* Request
Using the records that follow, reproduce exactly the lines starting at the line containing "Give me the pgfplots source for this chart." and ending at the line containing "(108,50) rectangle (618,61);". Include both end lines and no pictures.

Rows from a dataset of charts and code
►

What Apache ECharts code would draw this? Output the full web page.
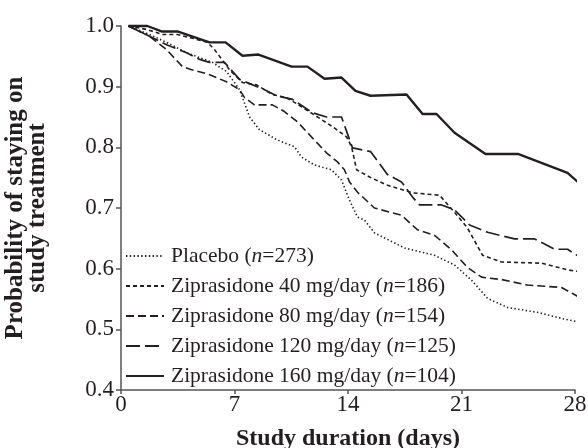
<!DOCTYPE html>
<html>
<head>
<meta charset="utf-8">
<script src="https://cdn.jsdelivr.net/npm/echarts@6/dist/echarts.min.js"></script>
<style>
html,body{margin:0;padding:0;background:#fff;}
#chart{width:588px;height:448px;}
</style>
</head>
<body>
<div id="chart"></div>
<script>
// Study day tick labels
const xTicks = [0, 7, 14, 21, 28];
const yTicks = [0.4, 0.5, 0.6, 0.7, 0.8, 0.9, 1.0];

const seriesNames = [
  'Placebo (n=273)',
  'Ziprasidone 40 mg/day (n=186)',
  'Ziprasidone 80 mg/day (n=154)',
  'Ziprasidone 120 mg/day (n=125)',
  'Ziprasidone 160 mg/day (n=104)'
];

// [day, probability]
const placebo = [
  [0.46,1.0],[1.76,0.986],[2.81,0.973],[4.04,0.956],[4.84,0.948],[5.64,0.940],[6.51,0.925],
  [7.31,0.895],[7.93,0.850],[8.54,0.829],[9.65,0.812],[10.70,0.801],[11.13,0.784],[11.93,0.771],
  [12.98,0.763],[13.60,0.746],[14.09,0.713],[14.59,0.685],[15.02,0.680],[15.63,0.659],[17.49,0.634],
  [19.34,0.622],[20.57,0.606],[21.62,0.581],[22.61,0.551],[23.84,0.536],[25.69,0.528],[27.17,0.518],
  [28.59,0.510]
];
const zip40 = [
  [0.46,1.0],[1.63,0.994],[2.56,0.986],[3.48,0.986],[4.53,0.979],[5.33,0.973],[5.77,0.961],
  [6.69,0.928],[7.49,0.907],[8.36,0.903],[9.34,0.887],[10.21,0.882],[11.01,0.869],[13.05,0.834],
  [13.92,0.817],[14.22,0.801],[14.53,0.763],[15.33,0.751],[16.38,0.738],[17.98,0.725],[19.65,0.721],
  [20.57,0.693],[21.37,0.667],[22.30,0.622],[23.47,0.611],[25.94,0.609],[27.54,0.598],[28.59,0.594]
];
const zip80 = [
  [0.46,1.0],[1.76,0.983],[2.81,0.961],[3.79,0.933],[4.35,0.928],[5.33,0.921],[6.51,0.908],
  [7.31,0.895],[7.62,0.882],[8.23,0.870],[9.34,0.870],[10.08,0.859],[10.88,0.842],[11.93,0.812],
  [12.67,0.791],[13.35,0.776],[13.78,0.763],[14.09,0.743],[14.59,0.726],[15.63,0.700],[17.30,0.688],
  [18.29,0.664],[19.34,0.655],[20.39,0.631],[21.37,0.602],[22.24,0.586],[23.47,0.582],[25.07,0.573],
  [27.17,0.569],[28.59,0.548]
];
const zip120 = [
  [0.46,1.0],[1.76,0.983],[2.81,0.969],[4.04,0.956],[4.84,0.945],[5.46,0.940],[6.38,0.940],
  [7.31,0.912],[7.93,0.905],[8.85,0.895],[9.59,0.885],[10.58,0.879],[11.81,0.857],[12.67,0.850],
  [13.60,0.850],[14.28,0.799],[15.39,0.793],[16.44,0.755],[17.30,0.743],[17.98,0.718],[18.41,0.705],
  [19.77,0.705],[20.57,0.697],[21.50,0.672],[22.61,0.660],[24.27,0.649],[25.51,0.649],[26.74,0.632],
  [27.54,0.632],[28.59,0.614]
];
const zip160 = [
  [0.46,1.0],[1.63,1.0],[2.50,0.991],[3.48,0.991],[5.46,0.973],[6.45,0.973],[7.49,0.951],
  [8.48,0.953],[10.52,0.933],[11.50,0.933],[12.55,0.913],[13.60,0.915],[14.46,0.893],[15.39,0.885],
  [17.61,0.887],[18.60,0.855],[19.46,0.855],[20.57,0.824],[22.48,0.789],[24.52,0.789],[27.54,0.758],
  [28.59,0.733]
];

const allData = [placebo, zip40, zip80, zip120, zip160];
const dashTypes = [[1.4, 2.4], [4, 3], [8, 4], [14, 5], 'solid'];
const widths = [1.6, 1.6, 1.6, 1.7, 2.4];

const ink = '#231f20';
const font = '"Liberation Serif", "DejaVu Serif", serif';

const chart = echarts.init(document.getElementById('chart'), null, {renderer: 'canvas'});

const series = allData.map((d, i) => ({
  name: seriesNames[i],
  type: 'line',
  data: d,
  symbol: 'none',
  showSymbol: false,
  clip: false,
  animation: false,
  lineStyle: {color: ink, width: widths[i], type: dashTypes[i]},
  itemStyle: {color: ink}
}));

chart.setOption({
  animation: false,
  backgroundColor: '#fff',
  grid: {left: 121, right: 13, top: 26, bottom: 58, containLabel: false, outerBoundsMode: 'none'},
  xAxis: {
    type: 'value', min: xTicks[0], max: xTicks[xTicks.length - 1], interval: 7,
    name: 'Study duration (days)', nameLocation: 'middle', nameGap: 37,
    nameTextStyle: {fontFamily: font, fontWeight: 'bold', fontSize: 24, color: ink},
    axisLine: {lineStyle: {color: '#555', width: 1.5}},
    axisTick: {inside: false, length: 4, lineStyle: {color: '#555', width: 1.5}},
    axisLabel: {fontFamily: font, fontSize: 23, color: ink, margin: 3},
    splitLine: {show: false}
  },
  yAxis: {
    type: 'value', min: yTicks[0], max: yTicks[yTicks.length - 1], interval: 0.1,
    name: 'Probability of staying on\nstudy treatment', nameLocation: 'middle', nameGap: 72,
    nameRotate: 90,
    nameTextStyle: {fontFamily: font, fontWeight: 'bold', fontSize: 25, color: ink, lineHeight: 22},
    axisLine: {show: true, lineStyle: {color: '#555', width: 1.5}},
    axisTick: {show: true, inside: false, length: 5, lineStyle: {color: '#555', width: 1.5}},
    axisLabel: {fontFamily: font, fontSize: 23, color: ink, margin: 7,
      formatter: v => v.toFixed(1)},
    splitLine: {show: false}
  },
  legend: {
    orient: 'vertical', left: 125, top: 245, padding: 0,
    itemWidth: 38, itemHeight: 20, itemGap: 8,
    data: seriesNames,
    itemStyle: {color: 'transparent', borderColor: 'transparent', borderWidth: 0},
    formatter: name => name.replace(/\(n=(\d+)\)/, '({i|n}=$1)'),
    textStyle: {
      fontFamily: font, fontSize: 21.5, color: ink, padding: [0, 0, 0, 2],
      rich: {i: {fontFamily: font, fontSize: 21.5, fontStyle: 'italic', color: ink}}
    }
  },
  series: series
});
</script>
</body>
</html>
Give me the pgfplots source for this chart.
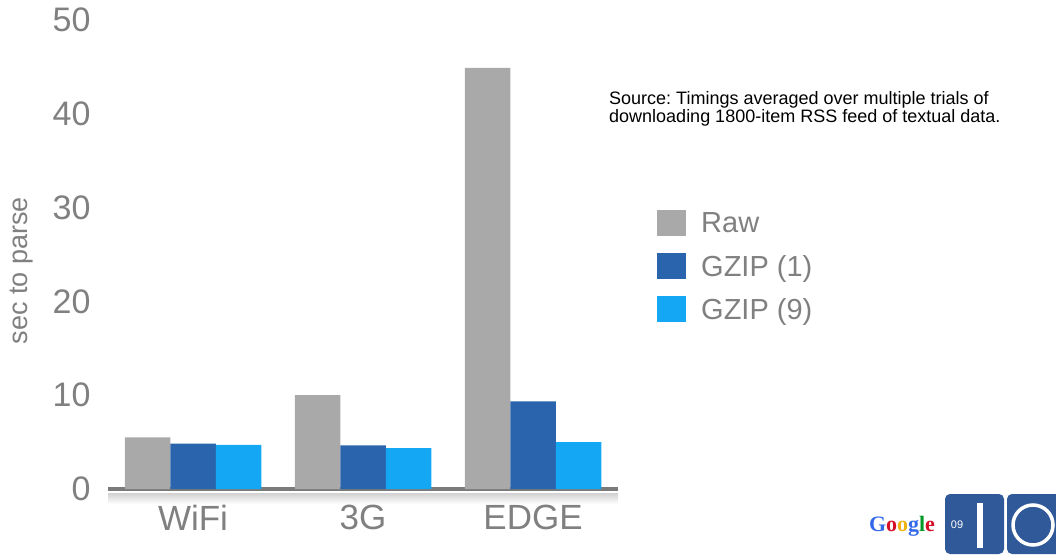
\documentclass[border=0pt]{standalone}
\usepackage{pgfplots}
\pgfplotsset{compat=1.18}
\usepackage{fontspec}
\setmainfont{Liberation Sans}
\newfontfamily\logofont{Liberation Serif}
\frenchspacing

\definecolor{rawgray}{HTML}{A9A9A9}
\definecolor{gzipone}{HTML}{2A64AD}
\definecolor{gzipnine}{HTML}{14A8F4}
\definecolor{txtgray}{HTML}{808080}
\definecolor{axisgray}{HTML}{7A7A7A}
\definecolor{ioblue}{HTML}{30599A}

\begin{document}
\begin{tikzpicture}[x=1pt,y=1pt]
\useasboundingbox (0,0) rectangle (1056,554);

% soft shadow under the baseline
\shade[top color=black!18, bottom color=white] (108,50) rectangle (618,61);

\begin{axis}[
  at={(108pt,65pt)}, anchor=south west,
  scale only axis, width=510pt, height=469pt,
  xmin=-0.5, xmax=2.5, ymin=0, ymax=50,
  ybar=0pt, bar width=45.5pt,
  xtick={0,1,2}, xticklabels={WiFi,3G,EDGE},
  ytick={0,10,...,50},
  axis x line*=bottom, axis y line*=left,
  x axis line style={draw=axisgray, line width=4pt, -},
  y axis line style={draw=none},
  major tick length=0pt,
  tick label style={font=\fontsize{34}{38}\selectfont, text=txtgray},
  xticklabel style={font=\fontsize{35}{38}\selectfont, yshift=-13pt},
  yticklabel style={xshift=-14pt},
  /pgf/number format/assume math mode=true,
  ylabel={sec to parse},
  ylabel style={at={(axis description cs:-0.169,0.465)}, anchor=center,
                font=\fontsize{27}{30}\selectfont, text=txtgray},
  clip=false,
  legend style={at={(axis description cs:1.0706,0.599)}, anchor=north west,
                draw=none, fill=none, font=\fontsize{29}{32}\selectfont,
                text=txtgray, row sep=17pt,
                nodes={inner sep=0pt, outer sep=0pt}},
  legend cell align=left,
  legend image code/.code={\fill[#1] (0pt,-13pt) rectangle (29pt,13pt);},
]
\addplot[draw=none, fill=rawgray] coordinates {(0,5.5) (1,10.0) (2,44.9)};
\addlegendentry{\hspace*{15pt}Raw}
\addplot[draw=none, fill=gzipone] coordinates {(0,4.85) (1,4.65) (2,9.35)};
\addlegendentry{\hspace*{15pt}GZIP (1)}
\addplot[draw=none, fill=gzipnine] coordinates {(0,4.7) (1,4.35) (2,5.0)};
\addlegendentry{\hspace*{15pt}GZIP (9)}
\end{axis}

% note on the data source
\node[anchor=north west, align=left, inner sep=0pt,
      font=\fontsize{18}{18}\selectfont] at (609,463)
  {Source: Timings averaged over multiple trials of\\
   downloading 1800-item RSS feed of textual data.};

% Google I/O 09 badge
\node[anchor=center, inner sep=0pt, font=\logofont\bfseries\fontsize{22}{24}\selectfont]
  at (902,28) {\textcolor[HTML]{3369E8}{G}\textcolor[HTML]{D50F25}{o}\textcolor[HTML]{EEB211}{o}\textcolor[HTML]{3369E8}{g}\textcolor[HTML]{009925}{l}\textcolor[HTML]{D50F25}{e}};
\fill[ioblue, rounded corners=5pt] (945,0) rectangle (1004,60);
\fill[ioblue, rounded corners=5pt] (1007,0) rectangle (1062,60);
\node[text=white, font=\fontsize{11}{12}\selectfont, inner sep=0pt] at (957,29) {09};
\fill[white] (977,6) rectangle (983,51);
\draw[white, line width=3.5pt] (1033,29) circle (20);
\end{tikzpicture}
\end{document}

◄

* In response
Give me the pgfplots source for this chart.
\documentclass[border=0pt]{standalone}
\usepackage{pgfplots}
\pgfplotsset{compat=1.18}
\usepackage{fontspec}
\setmainfont{Liberation Sans}
\newfontfamily\logofont{Liberation Serif}
\frenchspacing

\definecolor{rawgray}{HTML}{A9A9A9}
\definecolor{gzipone}{HTML}{2A64AD}
\definecolor{gzipnine}{HTML}{14A8F4}
\definecolor{txtgray}{HTML}{808080}
\definecolor{axisgray}{HTML}{7A7A7A}
\definecolor{ioblue}{HTML}{30599A}

\begin{document}
\begin{tikzpicture}[x=1pt,y=1pt]
\useasboundingbox (0,0) rectangle (1056,554);

% soft shadow under the baseline
\shade[top color=black!18, bottom color=white] (108,50) rectangle (618,61);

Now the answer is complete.